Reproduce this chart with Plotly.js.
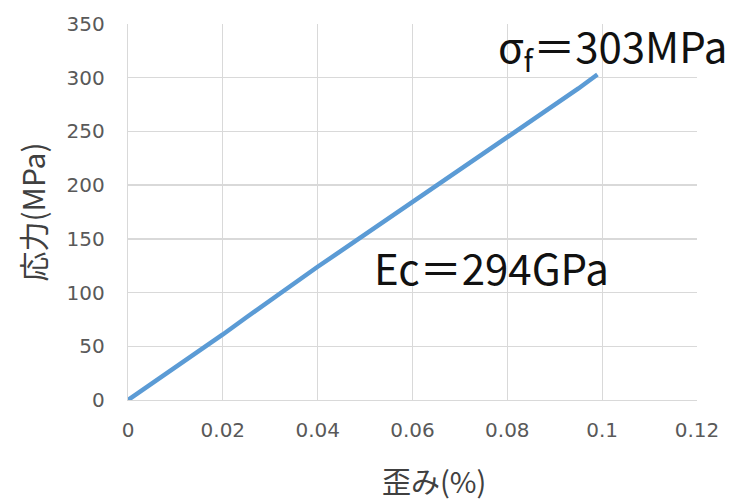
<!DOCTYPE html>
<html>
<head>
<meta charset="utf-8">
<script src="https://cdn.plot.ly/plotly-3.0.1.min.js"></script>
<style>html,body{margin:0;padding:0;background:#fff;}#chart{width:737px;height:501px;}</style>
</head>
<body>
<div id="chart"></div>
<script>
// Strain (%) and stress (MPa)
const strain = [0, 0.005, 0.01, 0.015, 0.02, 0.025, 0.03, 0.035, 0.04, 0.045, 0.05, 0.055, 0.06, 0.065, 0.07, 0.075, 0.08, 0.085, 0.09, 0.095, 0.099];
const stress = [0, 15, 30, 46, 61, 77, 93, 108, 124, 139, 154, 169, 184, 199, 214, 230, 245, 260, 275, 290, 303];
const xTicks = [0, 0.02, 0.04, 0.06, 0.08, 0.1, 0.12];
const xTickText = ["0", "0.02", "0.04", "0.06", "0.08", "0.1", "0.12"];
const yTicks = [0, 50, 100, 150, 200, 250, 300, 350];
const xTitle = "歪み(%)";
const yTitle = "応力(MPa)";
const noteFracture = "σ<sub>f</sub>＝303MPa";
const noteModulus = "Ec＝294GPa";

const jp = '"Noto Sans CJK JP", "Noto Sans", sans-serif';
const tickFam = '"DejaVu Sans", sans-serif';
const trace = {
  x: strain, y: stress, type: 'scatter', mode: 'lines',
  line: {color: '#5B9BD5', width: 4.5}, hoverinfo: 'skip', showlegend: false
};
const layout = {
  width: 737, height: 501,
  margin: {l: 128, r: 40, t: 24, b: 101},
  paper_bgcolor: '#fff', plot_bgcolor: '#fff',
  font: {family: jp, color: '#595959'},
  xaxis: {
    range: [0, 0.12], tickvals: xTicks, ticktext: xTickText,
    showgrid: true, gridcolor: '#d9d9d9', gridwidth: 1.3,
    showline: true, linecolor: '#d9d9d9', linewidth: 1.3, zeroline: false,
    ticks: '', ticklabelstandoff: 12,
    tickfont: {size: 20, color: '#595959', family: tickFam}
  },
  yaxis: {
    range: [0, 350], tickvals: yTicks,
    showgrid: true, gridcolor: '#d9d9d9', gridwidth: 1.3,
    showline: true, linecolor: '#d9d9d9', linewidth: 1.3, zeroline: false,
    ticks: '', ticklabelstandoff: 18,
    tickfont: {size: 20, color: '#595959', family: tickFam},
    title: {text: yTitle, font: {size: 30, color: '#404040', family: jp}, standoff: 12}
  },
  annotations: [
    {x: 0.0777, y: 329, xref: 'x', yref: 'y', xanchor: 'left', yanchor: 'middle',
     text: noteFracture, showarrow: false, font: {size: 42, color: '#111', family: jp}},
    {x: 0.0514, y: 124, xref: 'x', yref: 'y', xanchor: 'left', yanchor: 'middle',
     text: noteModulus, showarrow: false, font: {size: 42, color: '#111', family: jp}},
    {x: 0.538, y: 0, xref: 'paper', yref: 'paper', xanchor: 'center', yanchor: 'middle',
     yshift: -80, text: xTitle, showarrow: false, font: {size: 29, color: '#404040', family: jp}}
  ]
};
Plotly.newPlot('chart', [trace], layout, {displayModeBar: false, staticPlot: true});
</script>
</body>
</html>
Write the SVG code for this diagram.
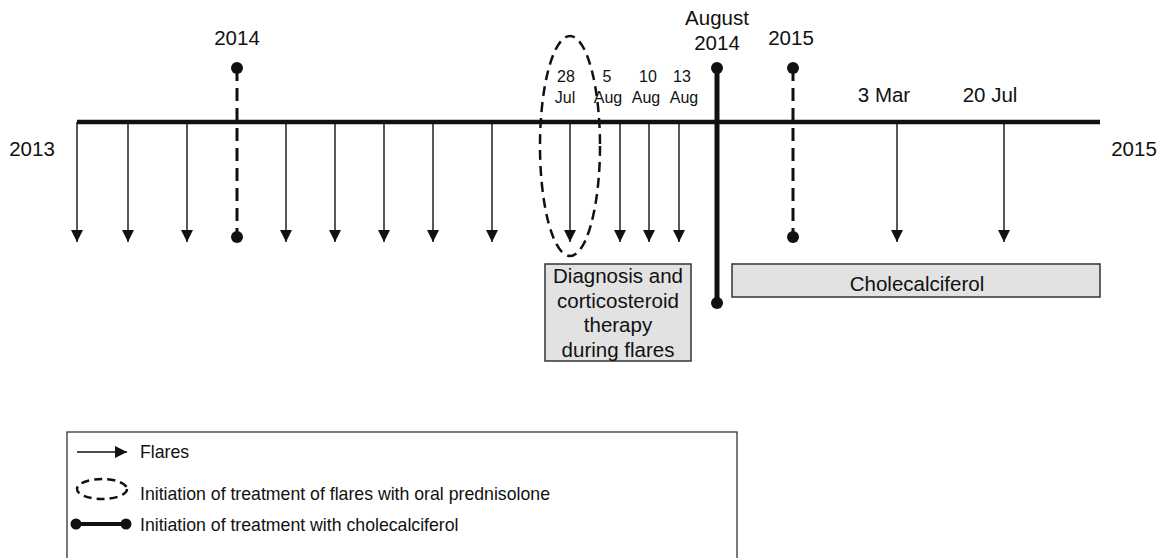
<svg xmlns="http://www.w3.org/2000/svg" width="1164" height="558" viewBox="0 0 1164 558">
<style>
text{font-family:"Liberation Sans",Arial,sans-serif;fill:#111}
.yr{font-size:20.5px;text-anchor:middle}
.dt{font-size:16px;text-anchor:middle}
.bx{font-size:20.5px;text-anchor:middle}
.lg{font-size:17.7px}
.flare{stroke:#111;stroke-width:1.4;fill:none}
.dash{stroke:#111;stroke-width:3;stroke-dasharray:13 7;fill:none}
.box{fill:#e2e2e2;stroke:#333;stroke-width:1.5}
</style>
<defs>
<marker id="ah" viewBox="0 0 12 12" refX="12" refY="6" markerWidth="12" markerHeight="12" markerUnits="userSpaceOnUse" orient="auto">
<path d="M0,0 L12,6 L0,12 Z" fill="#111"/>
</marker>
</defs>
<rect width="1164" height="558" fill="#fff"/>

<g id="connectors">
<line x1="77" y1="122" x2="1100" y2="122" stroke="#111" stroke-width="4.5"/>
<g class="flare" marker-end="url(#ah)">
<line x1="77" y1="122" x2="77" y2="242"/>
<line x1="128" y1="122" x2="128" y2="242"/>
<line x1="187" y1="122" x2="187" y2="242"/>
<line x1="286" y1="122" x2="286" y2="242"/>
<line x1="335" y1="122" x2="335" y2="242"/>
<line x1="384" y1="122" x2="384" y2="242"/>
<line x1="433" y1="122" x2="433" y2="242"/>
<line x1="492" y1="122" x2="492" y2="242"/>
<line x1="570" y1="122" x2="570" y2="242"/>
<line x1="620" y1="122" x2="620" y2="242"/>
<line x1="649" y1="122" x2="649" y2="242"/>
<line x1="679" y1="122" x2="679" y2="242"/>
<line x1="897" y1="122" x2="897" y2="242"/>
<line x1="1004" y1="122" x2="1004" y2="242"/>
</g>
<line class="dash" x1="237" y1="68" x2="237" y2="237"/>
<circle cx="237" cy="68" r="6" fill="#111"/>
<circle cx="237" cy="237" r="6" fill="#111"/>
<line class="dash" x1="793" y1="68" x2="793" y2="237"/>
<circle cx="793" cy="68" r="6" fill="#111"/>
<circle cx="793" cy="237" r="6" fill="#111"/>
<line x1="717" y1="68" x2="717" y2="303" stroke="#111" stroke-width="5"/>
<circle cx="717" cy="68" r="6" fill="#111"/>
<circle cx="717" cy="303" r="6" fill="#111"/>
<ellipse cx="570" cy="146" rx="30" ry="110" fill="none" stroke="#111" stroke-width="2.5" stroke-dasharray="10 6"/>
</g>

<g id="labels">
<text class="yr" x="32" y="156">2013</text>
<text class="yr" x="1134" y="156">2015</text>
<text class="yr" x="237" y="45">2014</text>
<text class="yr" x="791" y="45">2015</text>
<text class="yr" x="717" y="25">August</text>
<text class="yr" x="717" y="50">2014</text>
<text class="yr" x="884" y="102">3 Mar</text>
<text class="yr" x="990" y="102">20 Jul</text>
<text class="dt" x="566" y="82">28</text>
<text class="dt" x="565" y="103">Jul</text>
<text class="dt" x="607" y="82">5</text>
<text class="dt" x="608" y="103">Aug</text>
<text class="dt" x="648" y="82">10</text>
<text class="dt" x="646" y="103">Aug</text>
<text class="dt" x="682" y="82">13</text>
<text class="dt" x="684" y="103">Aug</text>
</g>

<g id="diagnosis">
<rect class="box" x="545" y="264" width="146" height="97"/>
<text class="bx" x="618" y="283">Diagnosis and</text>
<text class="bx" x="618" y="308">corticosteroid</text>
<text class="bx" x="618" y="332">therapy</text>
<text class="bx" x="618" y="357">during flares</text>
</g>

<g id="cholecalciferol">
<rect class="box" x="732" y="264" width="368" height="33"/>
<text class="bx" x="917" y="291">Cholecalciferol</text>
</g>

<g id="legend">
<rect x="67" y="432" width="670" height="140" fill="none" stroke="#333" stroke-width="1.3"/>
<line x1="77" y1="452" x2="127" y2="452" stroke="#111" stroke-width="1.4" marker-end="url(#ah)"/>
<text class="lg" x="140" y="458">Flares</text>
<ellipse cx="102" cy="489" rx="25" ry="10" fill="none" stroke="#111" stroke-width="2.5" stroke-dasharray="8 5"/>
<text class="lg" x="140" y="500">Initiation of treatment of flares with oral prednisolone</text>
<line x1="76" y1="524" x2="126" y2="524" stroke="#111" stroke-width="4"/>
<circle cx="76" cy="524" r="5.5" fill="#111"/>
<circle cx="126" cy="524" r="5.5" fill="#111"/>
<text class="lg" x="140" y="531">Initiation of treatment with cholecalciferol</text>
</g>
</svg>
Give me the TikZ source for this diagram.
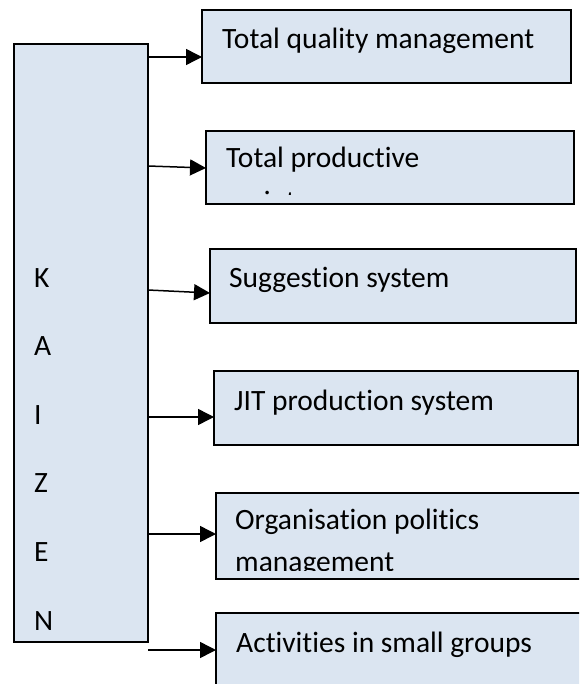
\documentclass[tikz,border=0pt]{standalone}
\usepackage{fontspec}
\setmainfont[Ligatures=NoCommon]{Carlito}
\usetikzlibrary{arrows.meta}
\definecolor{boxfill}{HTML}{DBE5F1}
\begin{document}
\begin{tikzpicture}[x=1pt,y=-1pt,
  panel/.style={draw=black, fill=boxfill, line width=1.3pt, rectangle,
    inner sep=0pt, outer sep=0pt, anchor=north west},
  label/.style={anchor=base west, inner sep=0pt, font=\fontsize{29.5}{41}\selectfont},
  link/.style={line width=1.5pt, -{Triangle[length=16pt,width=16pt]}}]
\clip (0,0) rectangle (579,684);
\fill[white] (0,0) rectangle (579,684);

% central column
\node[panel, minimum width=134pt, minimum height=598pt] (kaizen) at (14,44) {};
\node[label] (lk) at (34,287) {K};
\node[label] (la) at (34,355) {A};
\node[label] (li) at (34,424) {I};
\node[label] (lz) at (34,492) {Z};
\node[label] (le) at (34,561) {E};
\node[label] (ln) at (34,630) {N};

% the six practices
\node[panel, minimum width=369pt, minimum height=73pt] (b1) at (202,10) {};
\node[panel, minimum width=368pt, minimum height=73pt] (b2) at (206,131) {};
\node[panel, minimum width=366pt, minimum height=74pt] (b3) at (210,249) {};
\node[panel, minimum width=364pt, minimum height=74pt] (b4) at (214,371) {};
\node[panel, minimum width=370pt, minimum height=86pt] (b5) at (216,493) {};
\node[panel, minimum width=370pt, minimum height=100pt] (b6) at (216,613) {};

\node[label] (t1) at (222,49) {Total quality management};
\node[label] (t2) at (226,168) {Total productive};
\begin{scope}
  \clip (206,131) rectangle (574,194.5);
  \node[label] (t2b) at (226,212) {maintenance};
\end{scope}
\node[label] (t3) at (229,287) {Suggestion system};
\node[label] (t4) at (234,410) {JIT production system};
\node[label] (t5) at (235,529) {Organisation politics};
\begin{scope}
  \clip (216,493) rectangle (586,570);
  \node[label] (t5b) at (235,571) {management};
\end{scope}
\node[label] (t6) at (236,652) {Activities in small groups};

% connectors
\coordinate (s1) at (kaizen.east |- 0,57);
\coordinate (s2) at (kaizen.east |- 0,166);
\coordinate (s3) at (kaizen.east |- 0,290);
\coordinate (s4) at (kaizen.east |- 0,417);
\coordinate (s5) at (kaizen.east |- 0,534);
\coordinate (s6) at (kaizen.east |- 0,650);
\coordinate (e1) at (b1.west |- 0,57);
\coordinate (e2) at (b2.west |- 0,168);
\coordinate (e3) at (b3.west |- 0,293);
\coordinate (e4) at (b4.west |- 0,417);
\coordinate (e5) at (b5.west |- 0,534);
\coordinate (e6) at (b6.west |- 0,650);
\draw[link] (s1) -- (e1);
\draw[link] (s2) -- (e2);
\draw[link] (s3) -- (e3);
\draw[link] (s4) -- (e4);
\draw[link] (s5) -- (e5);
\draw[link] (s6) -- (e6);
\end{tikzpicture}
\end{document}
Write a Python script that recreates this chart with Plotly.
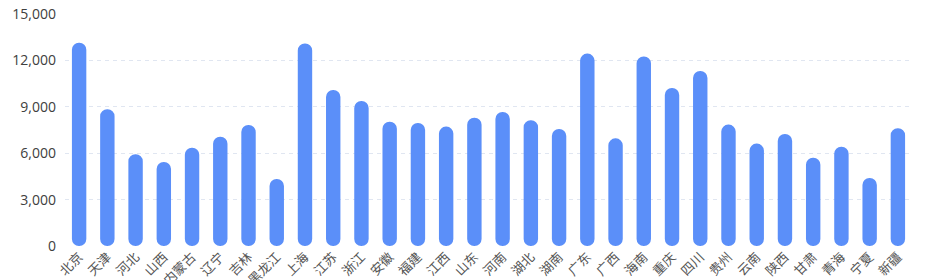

+++

**Exercise task:** Collect from the data above every line that includes "script".

**Solution for this problem:**
<script src="https://cdn.plot.ly/plotly-3.0.1.min.js"></script>
<script>
</script>
Write a Python script that recreates this chart with Plotly.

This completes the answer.